Farmingdale Mayor Ralph Ekstrand (second from right) with members of his village staff celebrating New Year's 2020.
For more than 40 years, Ralph Ekstrand ’78P has served the Village of Farmingdale, NY, a community he has grown to love.
In 2012, he was elected mayor of the Long Island hamlet, a position he holds to this day. Since 1980, he and fellow St. John’s alumnus Vincent Conte ’79P have run Moby Drugs, a full-service retail pharmacy that also provides pharmaceutical services to agencies and nursing facilities.
Since the COVID-19 outbreak, Mayor Ekstrand has seen his two roles line up perfectly, as he strives to protect the health and welfare of his community on a daily basis. “Getting people to social distance and wear masks was a challenge,” he recalled. Life became much easier as the public began to educate themselves. “When they first heard about it, people thought it was like the flu,” Mayor Ekstrand noted.
He stayed in constant contact with his constituents, sharing critical information and providing tips for prevention. The village purchased more than 5,000 masks and distributed them on the Village Green on successive weekends in the early days of the pandemic.
Finding it nearly impossible to stock the pharmacy with masks, hand sanitizer, thermometers, and alcohol, Mayor Ekstrand noted that with a dearth of available supplies, educating the public was imperative. “Now we have nine out of 10 people wearing masks.

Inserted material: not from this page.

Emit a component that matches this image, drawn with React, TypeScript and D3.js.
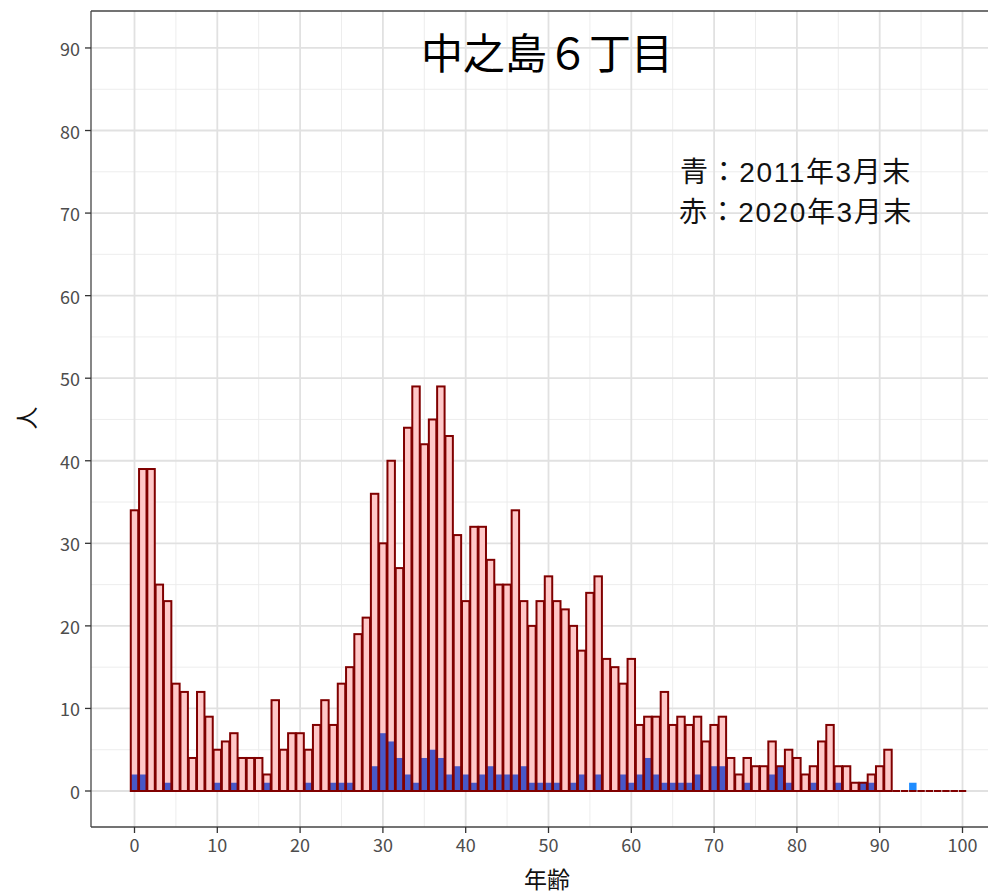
import React from "react";
import * as d3 from "d3";

const ages: number[] = d3.range(0, 101);
const pop2020: number[] = [
  34, 39, 39, 25, 23, 13, 12, 4, 12, 9,
  5, 6, 7, 4, 4, 4, 2, 11, 5, 7,
  7, 5, 8, 11, 8, 13, 15, 19, 21, 36,
  30, 40, 27, 44, 49, 42, 45, 49, 43, 31,
  23, 32, 32, 28, 25, 25, 34, 23, 20, 23,
  26, 23, 22, 20, 17, 24, 26, 16, 15, 13,
  16, 8, 9, 9, 12, 8, 9, 8, 9, 6,
  8, 9, 4, 2, 4, 3, 3, 6, 3, 5,
  4, 2, 3, 6, 8, 3, 3, 1, 1, 2,
  3, 5, 0, 0, 0, 0, 0, 0, 0, 0,
  0,
];
const pop2011: number[] = [
  2, 2, 0, 0, 1, 0, 0, 0, 0, 0,
  1, 0, 1, 0, 0, 0, 1, 0, 0, 0,
  0, 1, 0, 0, 1, 1, 1, 0, 0, 3,
  7, 6, 4, 2, 1, 4, 5, 4, 2, 3,
  2, 1, 2, 3, 2, 2, 2, 3, 1, 1,
  1, 1, 0, 1, 2, 0, 2, 0, 0, 2,
  1, 2, 4, 2, 1, 1, 1, 1, 2, 0,
  3, 3, 0, 0, 1, 0, 0, 2, 3, 1,
  0, 0, 1, 0, 0, 1, 0, 0, 1, 1,
  0, 0, 0, 0, 1, 0, 0, 0, 0, 0,
  0,
];
const xTicks: number[] = [0, 10, 20, 30, 40, 50, 60, 70, 80, 90, 100];
const yTicks: number[] = [0, 10, 20, 30, 40, 50, 60, 70, 80, 90];
const xMinor: number[] = [5, 15, 25, 35, 45, 55, 65, 75, 85, 95];
const yMinor: number[] = [5, 15, 25, 35, 45, 55, 65, 75, 85];
const titleText = "中之島６丁目";
const legendLines: string[] = ["青：2011年3月末", "赤：2020年3月末"];
const xLabel = "年齢";
const yLabel = "人";

const W = 988;
const H = 896;
const panel = { left: 91, top: 11, right: 1010, bottom: 827 };
const FONT = "'Noto Sans CJK JP', 'Noto Sans', sans-serif";
const LEGEND_FONT = "'Liberation Sans', 'Noto Sans CJK JP', sans-serif";

export default function App() {
  const x = d3.scaleLinear().domain([0, 100]).range([134.5, 962.5]);
  const y = d3.scaleLinear().domain([0, 90]).range([791, 47.96]);
  const bw = (x(1) - x(0)) * 0.9;

  return (
    <svg
      width={W}
      height={H}
      style={{ position: "absolute", left: 0, top: 0, background: "#fff" }}
      fontFamily={FONT}
    >
      <defs>
        <clipPath id="pclip">
          <rect x={panel.left} y={panel.top} width={panel.right - panel.left} height={panel.bottom - panel.top} />
        </clipPath>
      </defs>
      <rect x={0} y={0} width={W} height={H} fill="#fff" />
      <g clipPath="url(#pclip)">
        {xMinor.map((v) => (
          <line key={"xm" + v} x1={x(v)} x2={x(v)} y1={panel.top} y2={panel.bottom} stroke="#ebebeb" strokeWidth={0.9} />
        ))}
        {yMinor.map((v) => (
          <line key={"ym" + v} x1={panel.left} x2={panel.right} y1={y(v)} y2={y(v)} stroke="#ebebeb" strokeWidth={0.9} />
        ))}
        {xTicks.map((v) => (
          <line key={"xg" + v} x1={x(v)} x2={x(v)} y1={panel.top} y2={panel.bottom} stroke="#e1e1e1" strokeWidth={1.8} />
        ))}
        {yTicks.map((v) => (
          <line key={"yg" + v} x1={panel.left} x2={panel.right} y1={y(v)} y2={y(v)} stroke="#e1e1e1" strokeWidth={1.8} />
        ))}
        {ages.map((a, i) =>
          pop2020[i] > 0 ? (
            <rect key={"rf" + a} x={x(a) - bw / 2} y={y(pop2020[i])} width={bw} height={y(0) - y(pop2020[i])} fill="#ffc8c8" />
          ) : null
        )}
        {ages.map((a, i) =>
          pop2011[i] > 0 ? (
            <rect
              key={"b" + a}
              x={x(a) - bw / 2}
              y={y(pop2011[i])}
              width={bw}
              height={y(0) - y(pop2011[i])}
              fill={pop2020[i] > 0 ? "#4858c8" : "#1f8cff"}
            />
          ) : null
        )}
        {ages.map((a, i) =>
          pop2020[i] > 0 ? (
            <rect
              key={"ro" + a}
              x={x(a) - bw / 2}
              y={y(pop2020[i])}
              width={bw}
              height={y(0) - y(pop2020[i])}
              fill="none"
              stroke="#800000"
              strokeWidth={2}
            />
          ) : (
            <line key={"rz" + a} x1={x(a) - bw / 2} x2={x(a) + bw / 2} y1={y(0)} y2={y(0)} stroke="#800000" strokeWidth={2} />
          )
        )}
        <text x={547} y={50} textAnchor="middle" dominantBaseline="central" fontSize={42} fill="#000">
          {titleText}
        </text>
        {legendLines.map((t, i) => (
          <text
            key={t}
            x={796}
            y={172 + i * 40}
            textAnchor="middle"
            dominantBaseline="central"
            fontSize={28}
            letterSpacing={1.6}
            fill="#111"
            fontFamily={LEGEND_FONT}
          >
            {t}
          </text>
        ))}
      </g>
      <line x1={panel.left} x2={panel.left} y1={panel.top} y2={panel.bottom} stroke="#444" strokeWidth={1.3} />
      <line x1={panel.left} x2={W + 2} y1={panel.top} y2={panel.top} stroke="#444" strokeWidth={1.3} />
      <line x1={panel.left} x2={W + 2} y1={panel.bottom} y2={panel.bottom} stroke="#444" strokeWidth={1.3} />
      {yTicks.map((v) => (
        <g key={"yt" + v}>
          <line x1={panel.left - 6} x2={panel.left} y1={y(v)} y2={y(v)} stroke="#333" strokeWidth={1.3} />
          <text x={panel.left - 11} y={y(v)} textAnchor="end" dominantBaseline="central" fontSize={18} fill="#4d4d4d">
            {v}
          </text>
        </g>
      ))}
      {xTicks.map((v) => (
        <g key={"xt" + v}>
          <line x1={x(v)} x2={x(v)} y1={panel.bottom} y2={panel.bottom + 6} stroke="#333" strokeWidth={1.3} />
          <text x={x(v)} y={panel.bottom + 17} textAnchor="middle" dominantBaseline="central" fontSize={18} fill="#4d4d4d">
            {v}
          </text>
        </g>
      ))}
      <text x={547} y={878} textAnchor="middle" dominantBaseline="central" fontSize={23} fill="#111">
        {xLabel}
      </text>
      <text
        transform={`translate(25, ${418}) rotate(-90)`}
        textAnchor="middle"
        dominantBaseline="central"
        fontSize={23}
        fill="#111"
      >
        {yLabel}
      </text>
    </svg>
  );
}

Everyone has made adjustments.” Thankfully, cases of COVID-19 have fallen drastically in Farmingdale, reflecting the statewide trend.
A native of Tottenville, Staten Island, Mayor Ekstrand attended the Queens, NY, campus of St. John’s and lived off campus rather than commute from home. He earned his Bachelor of Science degree in Pharmacy, which at that time was a five-year program, and joined the Alpha Phi Delta fraternity.
“Those were great times,” he said. “I had a phenomenal experience and was able to work my way through St. John’s at co-op pharmacies throughout New York City.”
Mayor Ekstrand named the late Henry Eisen, Ph.D., Professor Emeritus of Pharmacy, as a mentor. He recalled Dr. Eisen as an excellent instructor who was instrumental in his development as a pharmacist.
Upon graduation, he was hired full-time at the co-op pharmacy, where he stayed for two years before he and Mr. Conte purchased Moby Drugs. Mayor Ekstrand enjoyed working in Farmingdale so much that he decided to settle there; he eventually married and raised three children. In 2008, Mayor Ekstrand and Mr. Conte sold the pharmacy. They still serve as supervising pharmacists, which he noted gives the community a sense of continuity and trust.
Mayor Ekstrand immerses himself in community life, serving as President and Board member of the Farmingdale Breakfast Rotary Club and the Farmingdale Chamber of Commerce. Among his many other involvements, he is former Chairman of the Board and current Chairman of the Finance Committee of the Farmingdale United Methodist Church.
The ideal and importance of public service was passed on to Mayor Ekstrand by his parents, who were very active in the Tottenville community. He is also an Eagle Scout, which imprinted upon him the value of community involvement.
In 2008, when a position became available on the Village of Farmingdale Board of Trustees, community members encouraged Mayor Ekstrand to run, and he won a seat. Four years later, his predecessor retired, and again, community leaders supported his candidacy. He has won two terms as mayor and is running for a third. The election will be held this September.
Mayor Ekstrand relies on advice and counsel from his village staff and peers within state trade organizations, but he knows the buck stops with him. “I listen to their advice and make the best decisions I can, although they may not be the most popular. I always ask, ‘Will it benefit everyone?’ and ‘Is it fair to everyone?’”
Public service has been a cornerstone of Mayor Ekstrand’s life—and he would not have it any other way. “I put up with the criticism, and I treasure the compliments,” he observed. “They keep me going. I try to do the right thing, knowing full well you can’t satisfy everyone. I have to know in my heart it’s the best decision.”